- [What the exercise asks]: Below are some entries. Transcribe the lines from the one holding "Recreate this image" to the one holding "6.5e-11, 2.7e-10, 9.5e-10]", inclusive, but not the pictures among them.

- [Data for processing]:
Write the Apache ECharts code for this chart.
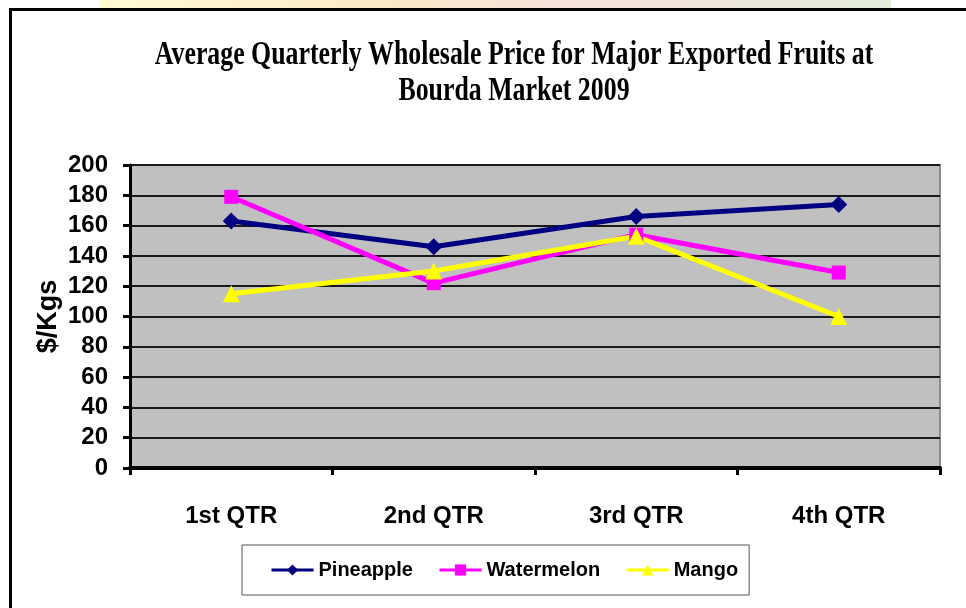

---

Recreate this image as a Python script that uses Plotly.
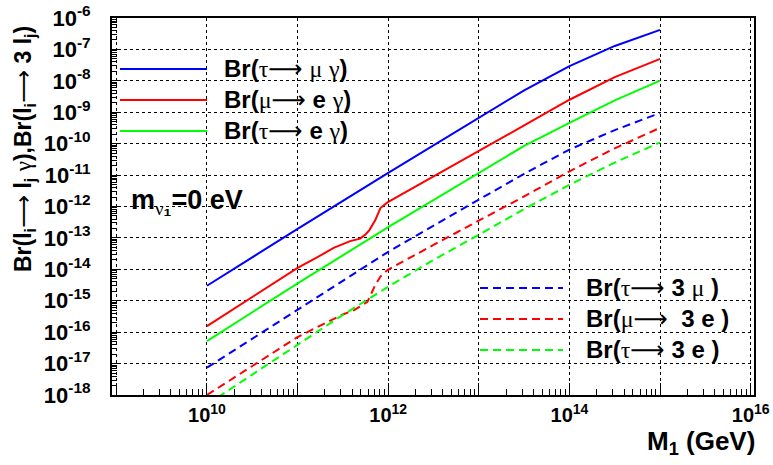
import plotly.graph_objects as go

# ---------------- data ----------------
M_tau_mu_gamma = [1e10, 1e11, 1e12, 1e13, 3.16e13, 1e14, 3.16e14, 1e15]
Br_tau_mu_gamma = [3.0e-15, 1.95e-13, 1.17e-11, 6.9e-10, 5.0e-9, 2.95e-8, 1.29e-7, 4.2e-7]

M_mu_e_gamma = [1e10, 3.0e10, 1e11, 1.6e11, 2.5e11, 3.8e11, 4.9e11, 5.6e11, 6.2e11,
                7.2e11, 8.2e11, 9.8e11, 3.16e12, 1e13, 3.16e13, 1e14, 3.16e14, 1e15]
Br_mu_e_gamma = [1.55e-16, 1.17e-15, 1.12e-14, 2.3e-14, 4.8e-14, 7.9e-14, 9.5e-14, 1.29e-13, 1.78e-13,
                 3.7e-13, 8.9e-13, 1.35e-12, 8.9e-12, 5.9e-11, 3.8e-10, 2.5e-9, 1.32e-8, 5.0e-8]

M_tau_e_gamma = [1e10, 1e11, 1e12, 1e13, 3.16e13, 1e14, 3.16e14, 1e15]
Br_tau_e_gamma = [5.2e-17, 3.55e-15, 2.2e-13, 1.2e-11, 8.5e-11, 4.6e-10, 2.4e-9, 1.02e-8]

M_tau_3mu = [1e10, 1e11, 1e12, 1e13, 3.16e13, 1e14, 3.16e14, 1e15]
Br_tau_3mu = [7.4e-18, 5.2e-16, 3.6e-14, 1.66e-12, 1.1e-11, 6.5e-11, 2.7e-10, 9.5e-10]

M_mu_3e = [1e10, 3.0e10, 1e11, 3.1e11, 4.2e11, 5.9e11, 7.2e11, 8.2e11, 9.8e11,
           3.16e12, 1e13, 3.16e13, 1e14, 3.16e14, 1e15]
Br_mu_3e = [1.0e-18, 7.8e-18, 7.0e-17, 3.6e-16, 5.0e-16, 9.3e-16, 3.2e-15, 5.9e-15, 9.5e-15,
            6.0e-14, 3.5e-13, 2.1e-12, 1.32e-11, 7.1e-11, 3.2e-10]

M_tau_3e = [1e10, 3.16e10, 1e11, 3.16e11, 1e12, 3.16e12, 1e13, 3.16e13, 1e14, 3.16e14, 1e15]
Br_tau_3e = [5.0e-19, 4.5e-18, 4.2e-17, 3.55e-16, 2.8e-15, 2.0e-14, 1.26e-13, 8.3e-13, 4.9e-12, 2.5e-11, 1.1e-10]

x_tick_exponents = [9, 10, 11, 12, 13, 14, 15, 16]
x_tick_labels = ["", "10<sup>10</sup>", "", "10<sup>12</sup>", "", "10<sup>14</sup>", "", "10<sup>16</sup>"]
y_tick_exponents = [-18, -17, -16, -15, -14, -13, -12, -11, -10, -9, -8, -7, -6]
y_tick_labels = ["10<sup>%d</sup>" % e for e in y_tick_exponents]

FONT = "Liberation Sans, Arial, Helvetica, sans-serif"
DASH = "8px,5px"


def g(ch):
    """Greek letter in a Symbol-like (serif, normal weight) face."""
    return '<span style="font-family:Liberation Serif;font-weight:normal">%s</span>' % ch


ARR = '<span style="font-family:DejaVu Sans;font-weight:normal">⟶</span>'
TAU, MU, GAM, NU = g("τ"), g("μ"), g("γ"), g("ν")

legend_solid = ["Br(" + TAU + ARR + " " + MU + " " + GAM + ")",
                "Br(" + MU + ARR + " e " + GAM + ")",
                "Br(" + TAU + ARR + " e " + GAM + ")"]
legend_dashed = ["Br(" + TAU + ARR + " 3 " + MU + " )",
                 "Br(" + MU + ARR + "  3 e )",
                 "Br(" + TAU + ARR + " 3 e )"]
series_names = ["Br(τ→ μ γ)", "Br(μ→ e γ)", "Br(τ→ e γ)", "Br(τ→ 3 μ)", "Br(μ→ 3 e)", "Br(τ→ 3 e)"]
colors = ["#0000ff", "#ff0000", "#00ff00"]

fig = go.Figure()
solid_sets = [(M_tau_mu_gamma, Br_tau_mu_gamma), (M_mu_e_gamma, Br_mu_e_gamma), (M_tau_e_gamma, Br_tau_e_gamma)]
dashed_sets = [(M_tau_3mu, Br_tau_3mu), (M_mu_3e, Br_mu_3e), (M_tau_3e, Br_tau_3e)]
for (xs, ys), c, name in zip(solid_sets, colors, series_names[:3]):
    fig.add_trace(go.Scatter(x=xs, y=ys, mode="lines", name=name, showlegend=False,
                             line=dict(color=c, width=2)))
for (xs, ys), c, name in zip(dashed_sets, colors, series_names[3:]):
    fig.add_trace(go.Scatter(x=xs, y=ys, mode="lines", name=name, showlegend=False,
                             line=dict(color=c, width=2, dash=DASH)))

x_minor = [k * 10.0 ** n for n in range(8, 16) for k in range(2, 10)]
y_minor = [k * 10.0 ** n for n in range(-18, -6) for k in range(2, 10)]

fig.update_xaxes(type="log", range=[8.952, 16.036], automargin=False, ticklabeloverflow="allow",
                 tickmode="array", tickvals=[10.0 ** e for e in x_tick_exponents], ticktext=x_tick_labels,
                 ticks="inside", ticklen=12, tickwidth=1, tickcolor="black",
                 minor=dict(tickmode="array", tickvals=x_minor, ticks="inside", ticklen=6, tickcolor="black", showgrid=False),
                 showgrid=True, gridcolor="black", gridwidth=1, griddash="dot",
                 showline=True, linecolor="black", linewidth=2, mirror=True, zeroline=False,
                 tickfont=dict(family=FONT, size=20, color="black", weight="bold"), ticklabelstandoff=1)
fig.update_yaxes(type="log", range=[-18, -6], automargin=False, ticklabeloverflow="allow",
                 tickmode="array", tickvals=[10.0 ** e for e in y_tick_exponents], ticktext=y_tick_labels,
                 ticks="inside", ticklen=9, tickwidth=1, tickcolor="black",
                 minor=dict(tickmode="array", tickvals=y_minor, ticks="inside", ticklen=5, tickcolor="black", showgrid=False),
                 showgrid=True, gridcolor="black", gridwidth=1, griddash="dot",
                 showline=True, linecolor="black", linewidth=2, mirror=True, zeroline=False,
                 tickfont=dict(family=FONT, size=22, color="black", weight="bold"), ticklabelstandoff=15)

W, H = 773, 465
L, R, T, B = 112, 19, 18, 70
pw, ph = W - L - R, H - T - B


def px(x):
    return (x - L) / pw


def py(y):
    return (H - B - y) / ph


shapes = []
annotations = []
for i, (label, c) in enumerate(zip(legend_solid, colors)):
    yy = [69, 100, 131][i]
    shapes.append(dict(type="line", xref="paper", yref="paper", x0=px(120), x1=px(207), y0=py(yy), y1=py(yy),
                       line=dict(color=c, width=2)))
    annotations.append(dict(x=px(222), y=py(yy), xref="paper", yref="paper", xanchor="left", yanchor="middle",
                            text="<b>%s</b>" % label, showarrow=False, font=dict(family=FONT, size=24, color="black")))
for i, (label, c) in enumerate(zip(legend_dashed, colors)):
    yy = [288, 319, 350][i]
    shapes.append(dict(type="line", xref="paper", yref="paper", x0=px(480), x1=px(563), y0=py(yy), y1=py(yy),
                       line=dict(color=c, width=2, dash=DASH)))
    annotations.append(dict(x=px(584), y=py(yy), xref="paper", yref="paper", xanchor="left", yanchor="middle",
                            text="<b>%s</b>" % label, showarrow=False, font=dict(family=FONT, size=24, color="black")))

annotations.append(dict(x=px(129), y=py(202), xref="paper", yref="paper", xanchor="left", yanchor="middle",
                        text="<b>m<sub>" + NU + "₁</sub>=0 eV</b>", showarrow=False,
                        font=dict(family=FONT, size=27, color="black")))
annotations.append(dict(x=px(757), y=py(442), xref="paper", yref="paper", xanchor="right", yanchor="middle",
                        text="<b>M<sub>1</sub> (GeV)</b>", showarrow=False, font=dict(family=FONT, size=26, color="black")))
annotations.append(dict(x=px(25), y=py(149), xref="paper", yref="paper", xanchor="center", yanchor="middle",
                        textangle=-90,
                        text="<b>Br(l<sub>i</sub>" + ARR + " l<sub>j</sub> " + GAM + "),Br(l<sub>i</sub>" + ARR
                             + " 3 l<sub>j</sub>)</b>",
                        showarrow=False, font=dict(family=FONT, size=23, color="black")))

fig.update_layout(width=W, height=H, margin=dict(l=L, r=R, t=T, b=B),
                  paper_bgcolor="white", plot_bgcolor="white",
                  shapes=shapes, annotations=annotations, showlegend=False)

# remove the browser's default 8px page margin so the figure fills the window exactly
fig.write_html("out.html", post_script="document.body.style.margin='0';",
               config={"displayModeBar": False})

- [Answer for the task]:
Recreate this image as a Python script that uses Plotly.
import plotly.graph_objects as go

# ---------------- data ----------------
M_tau_mu_gamma = [1e10, 1e11, 1e12, 1e13, 3.16e13, 1e14, 3.16e14, 1e15]
Br_tau_mu_gamma = [3.0e-15, 1.95e-13, 1.17e-11, 6.9e-10, 5.0e-9, 2.95e-8, 1.29e-7, 4.2e-7]

M_mu_e_gamma = [1e10, 3.0e10, 1e11, 1.6e11, 2.5e11, 3.8e11, 4.9e11, 5.6e11, 6.2e11,
                7.2e11, 8.2e11, 9.8e11, 3.16e12, 1e13, 3.16e13, 1e14, 3.16e14, 1e15]
Br_mu_e_gamma = [1.55e-16, 1.17e-15, 1.12e-14, 2.3e-14, 4.8e-14, 7.9e-14, 9.5e-14, 1.29e-13, 1.78e-13,
                 3.7e-13, 8.9e-13, 1.35e-12, 8.9e-12, 5.9e-11, 3.8e-10, 2.5e-9, 1.32e-8, 5.0e-8]

M_tau_e_gamma = [1e10, 1e11, 1e12, 1e13, 3.16e13, 1e14, 3.16e14, 1e15]
Br_tau_e_gamma = [5.2e-17, 3.55e-15, 2.2e-13, 1.2e-11, 8.5e-11, 4.6e-10, 2.4e-9, 1.02e-8]

M_tau_3mu = [1e10, 1e11, 1e12, 1e13, 3.16e13, 1e14, 3.16e14, 1e15]
Br_tau_3mu = [7.4e-18, 5.2e-16, 3.6e-14, 1.66e-12, 1.1e-11, 6.5e-11, 2.7e-10, 9.5e-10]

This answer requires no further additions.